§ What you should do: Below is a listing. Return the lines from the one that contains "Emit a web page" to the one that contains "const tickText = (list)", both ends included, verbatim and with no pictures.

§ Provided material:
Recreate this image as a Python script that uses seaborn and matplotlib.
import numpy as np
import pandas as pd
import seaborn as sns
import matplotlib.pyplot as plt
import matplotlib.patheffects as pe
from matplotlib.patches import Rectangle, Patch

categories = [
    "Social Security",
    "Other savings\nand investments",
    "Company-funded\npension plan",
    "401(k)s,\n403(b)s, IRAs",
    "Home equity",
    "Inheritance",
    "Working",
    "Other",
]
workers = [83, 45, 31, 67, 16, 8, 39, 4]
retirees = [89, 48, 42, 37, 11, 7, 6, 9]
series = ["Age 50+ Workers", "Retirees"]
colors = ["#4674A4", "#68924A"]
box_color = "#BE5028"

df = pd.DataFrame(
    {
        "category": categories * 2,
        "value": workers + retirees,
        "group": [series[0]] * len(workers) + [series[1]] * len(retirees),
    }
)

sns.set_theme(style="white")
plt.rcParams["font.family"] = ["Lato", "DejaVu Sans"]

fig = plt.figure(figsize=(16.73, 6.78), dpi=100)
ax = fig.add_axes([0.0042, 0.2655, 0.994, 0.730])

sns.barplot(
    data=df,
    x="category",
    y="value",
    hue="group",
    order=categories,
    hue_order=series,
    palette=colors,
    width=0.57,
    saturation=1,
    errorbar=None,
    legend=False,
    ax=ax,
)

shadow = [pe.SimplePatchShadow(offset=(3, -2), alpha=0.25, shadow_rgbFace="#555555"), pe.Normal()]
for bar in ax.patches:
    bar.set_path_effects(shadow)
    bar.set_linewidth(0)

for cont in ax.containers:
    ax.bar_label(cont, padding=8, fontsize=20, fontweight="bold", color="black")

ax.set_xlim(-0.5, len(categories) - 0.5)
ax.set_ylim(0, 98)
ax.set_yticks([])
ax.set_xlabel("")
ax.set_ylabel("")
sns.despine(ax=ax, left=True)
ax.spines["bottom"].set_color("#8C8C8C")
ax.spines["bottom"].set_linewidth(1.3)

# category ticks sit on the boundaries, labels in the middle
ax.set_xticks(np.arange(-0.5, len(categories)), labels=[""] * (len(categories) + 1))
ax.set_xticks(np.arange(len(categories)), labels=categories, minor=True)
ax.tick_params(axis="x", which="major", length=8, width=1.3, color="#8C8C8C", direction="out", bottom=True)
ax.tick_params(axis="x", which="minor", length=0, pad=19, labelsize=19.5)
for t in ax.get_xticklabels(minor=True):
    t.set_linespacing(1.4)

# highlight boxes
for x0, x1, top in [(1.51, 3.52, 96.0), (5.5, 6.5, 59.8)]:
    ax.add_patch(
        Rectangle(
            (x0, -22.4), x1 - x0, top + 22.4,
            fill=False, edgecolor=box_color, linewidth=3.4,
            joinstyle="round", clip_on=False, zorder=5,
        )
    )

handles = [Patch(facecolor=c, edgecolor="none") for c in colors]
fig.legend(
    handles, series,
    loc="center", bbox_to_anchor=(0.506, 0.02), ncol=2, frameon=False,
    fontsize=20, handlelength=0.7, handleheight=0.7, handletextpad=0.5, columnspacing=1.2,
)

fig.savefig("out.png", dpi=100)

...

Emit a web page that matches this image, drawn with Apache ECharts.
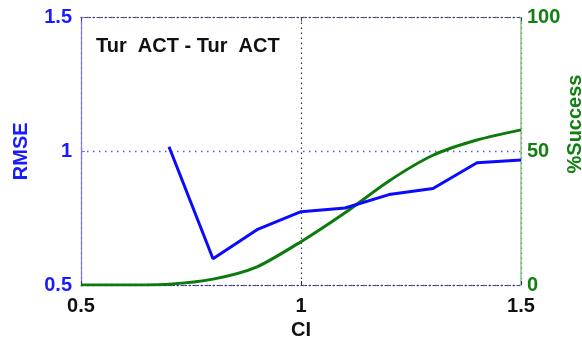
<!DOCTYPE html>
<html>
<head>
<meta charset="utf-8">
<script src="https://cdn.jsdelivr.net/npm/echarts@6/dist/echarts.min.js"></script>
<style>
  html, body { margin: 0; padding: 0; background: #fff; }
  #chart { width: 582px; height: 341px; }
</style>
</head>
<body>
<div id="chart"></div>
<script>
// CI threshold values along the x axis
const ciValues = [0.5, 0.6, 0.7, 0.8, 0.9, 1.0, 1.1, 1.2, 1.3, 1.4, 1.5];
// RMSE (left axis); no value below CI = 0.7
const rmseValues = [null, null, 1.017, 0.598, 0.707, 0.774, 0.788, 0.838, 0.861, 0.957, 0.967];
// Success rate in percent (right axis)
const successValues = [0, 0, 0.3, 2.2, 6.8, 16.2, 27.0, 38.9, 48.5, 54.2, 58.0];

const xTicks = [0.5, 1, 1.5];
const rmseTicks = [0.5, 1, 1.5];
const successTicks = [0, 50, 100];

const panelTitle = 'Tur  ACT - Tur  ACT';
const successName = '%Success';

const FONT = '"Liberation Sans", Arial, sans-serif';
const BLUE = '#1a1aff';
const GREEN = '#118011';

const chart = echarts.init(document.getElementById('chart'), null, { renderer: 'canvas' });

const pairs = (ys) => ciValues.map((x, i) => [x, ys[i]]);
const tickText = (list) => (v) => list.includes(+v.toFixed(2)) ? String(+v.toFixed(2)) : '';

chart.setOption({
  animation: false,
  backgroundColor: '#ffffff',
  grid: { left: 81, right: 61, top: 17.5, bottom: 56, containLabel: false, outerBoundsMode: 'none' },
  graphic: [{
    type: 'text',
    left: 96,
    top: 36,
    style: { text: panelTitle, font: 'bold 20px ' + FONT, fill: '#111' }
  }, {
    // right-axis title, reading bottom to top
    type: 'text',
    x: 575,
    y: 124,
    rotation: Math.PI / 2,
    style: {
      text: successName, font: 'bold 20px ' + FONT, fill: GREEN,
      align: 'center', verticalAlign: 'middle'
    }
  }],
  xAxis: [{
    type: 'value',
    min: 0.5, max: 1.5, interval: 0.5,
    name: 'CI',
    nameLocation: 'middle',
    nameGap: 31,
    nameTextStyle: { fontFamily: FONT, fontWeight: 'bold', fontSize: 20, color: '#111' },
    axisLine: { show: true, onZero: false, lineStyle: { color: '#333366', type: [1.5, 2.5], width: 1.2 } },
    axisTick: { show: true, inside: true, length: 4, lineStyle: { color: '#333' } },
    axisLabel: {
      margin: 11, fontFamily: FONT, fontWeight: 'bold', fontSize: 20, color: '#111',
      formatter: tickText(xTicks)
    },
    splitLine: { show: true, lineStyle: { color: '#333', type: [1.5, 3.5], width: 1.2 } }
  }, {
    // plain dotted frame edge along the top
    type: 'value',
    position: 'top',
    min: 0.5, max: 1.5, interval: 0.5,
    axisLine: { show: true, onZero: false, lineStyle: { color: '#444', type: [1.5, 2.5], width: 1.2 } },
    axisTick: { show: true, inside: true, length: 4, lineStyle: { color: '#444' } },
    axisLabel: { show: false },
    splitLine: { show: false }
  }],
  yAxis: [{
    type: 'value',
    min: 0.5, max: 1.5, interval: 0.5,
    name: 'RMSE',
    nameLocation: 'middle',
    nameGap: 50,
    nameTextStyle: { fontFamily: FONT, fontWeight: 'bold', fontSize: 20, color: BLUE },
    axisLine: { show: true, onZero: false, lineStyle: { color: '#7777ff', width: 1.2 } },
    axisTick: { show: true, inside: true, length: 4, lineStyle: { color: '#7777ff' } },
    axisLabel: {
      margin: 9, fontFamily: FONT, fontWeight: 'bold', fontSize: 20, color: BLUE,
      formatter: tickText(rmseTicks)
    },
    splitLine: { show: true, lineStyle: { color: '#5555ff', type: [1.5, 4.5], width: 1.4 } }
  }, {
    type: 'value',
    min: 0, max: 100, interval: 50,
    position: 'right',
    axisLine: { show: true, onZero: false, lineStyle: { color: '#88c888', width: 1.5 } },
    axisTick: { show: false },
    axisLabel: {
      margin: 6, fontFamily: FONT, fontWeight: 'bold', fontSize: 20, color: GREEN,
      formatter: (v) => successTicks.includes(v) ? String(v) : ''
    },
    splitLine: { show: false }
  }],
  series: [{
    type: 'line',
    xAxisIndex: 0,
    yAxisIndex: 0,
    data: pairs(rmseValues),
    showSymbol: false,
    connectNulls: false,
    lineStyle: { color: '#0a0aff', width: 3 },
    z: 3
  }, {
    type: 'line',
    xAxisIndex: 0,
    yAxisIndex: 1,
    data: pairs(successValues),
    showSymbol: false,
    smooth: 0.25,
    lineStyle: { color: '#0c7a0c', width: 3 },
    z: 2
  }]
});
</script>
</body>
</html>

§ Written solution:
Emit a web page that matches this image, drawn with Apache ECharts.
<!DOCTYPE html>
<html>
<head>
<meta charset="utf-8">
<script src="https://cdn.jsdelivr.net/npm/echarts@6/dist/echarts.min.js"></script>
<style>
  html, body { margin: 0; padding: 0; background: #fff; }
  #chart { width: 582px; height: 341px; }
</style>
</head>
<body>
<div id="chart"></div>
<script>
// CI threshold values along the x axis
const ciValues = [0.5, 0.6, 0.7, 0.8, 0.9, 1.0, 1.1, 1.2, 1.3, 1.4, 1.5];
// RMSE (left axis); no value below CI = 0.7
const rmseValues = [null, null, 1.017, 0.598, 0.707, 0.774, 0.788, 0.838, 0.861, 0.957, 0.967];
// Success rate in percent (right axis)
const successValues = [0, 0, 0.3, 2.2, 6.8, 16.2, 27.0, 38.9, 48.5, 54.2, 58.0];

const xTicks = [0.5, 1, 1.5];
const rmseTicks = [0.5, 1, 1.5];
const successTicks = [0, 50, 100];

const panelTitle = 'Tur  ACT - Tur  ACT';
const successName = '%Success';

const FONT = '"Liberation Sans", Arial, sans-serif';
const BLUE = '#1a1aff';
const GREEN = '#118011';

const chart = echarts.init(document.getElementById('chart'), null, { renderer: 'canvas' });

const pairs = (ys) => ciValues.map((x, i) => [x, ys[i]]);
const tickText = (list) => (v) => list.includes(+v.toFixed(2)) ? String(+v.toFixed(2)) : '';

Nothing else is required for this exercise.